AUCKLAND, NEW ZEALAND: DGL Group Limited has announced the strategic acquisition of Aquapac Pty Ltd, specialty chemical manufacturer, for $8 million.
DGL Group is a specialist chemicals business that manufactures, transports, stores and processes chemicals and hazardous waste.
Aquapac is a well-known and widely respected water solutions company which formulates, trials and provides technical support to its customers across Australia’s east coast.
It supplies a wide range of water treatment chemicals to industry and local government customers across Australia, as well as exporting chemicals to international markets.
The acquisition will enhance DGL’s exisiting water treatment chemical business and provide access to an extensive list of mining, industrial and government customers across Queensland and New Sound Wales.

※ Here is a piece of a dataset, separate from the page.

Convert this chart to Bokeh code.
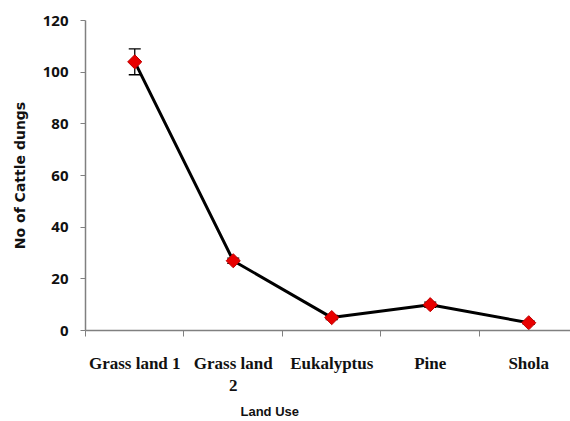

It has manufacturing facilities in both Queensland and New South Wales which will add to DGL’s broad geographic footprint, as well as an extensive suite of licenses and approvals and unique intellectual property, which will be fully integrated into DGL’s existing operations.
Together with the operations of the business, the acquisition includes taking ownership of a property in QLD.
Founder and CEO of DGL, Simon Henry, said: “Not long ago I outlined DGL’s strategic priorities for FY22, including the establishment of water treatment product manufacturing in North Queensland. I am pleased to announce that we are already delivering on this promise through the acquisition of Aquapac, which will fill a current gap in our manufacturing capabilities in Queensland.
“Aquapac is a perfect fit for DGL’s manufacturing business. We will now be able to provide our customers with an end-to-end water treatment and industrial chemical offering, while also adding to our existing property footprint with quality property that will support our business over the long-term. Importantly, we will be able to utilise the company’s extensive connections in far North Queensland, which will provide a significant boost to the newly acquired Townsville facility.
This is completely aligned to our group strategy to drive cross-sell between our three divisions.”
The acquisition price of $8 million represents a valuation of 5.4 x last twelve months earnings. The acquisition will be funded by both cash and shares, with the share component valued at $2.0 million. The acquisition price includes property valued at approximately $3.4 million.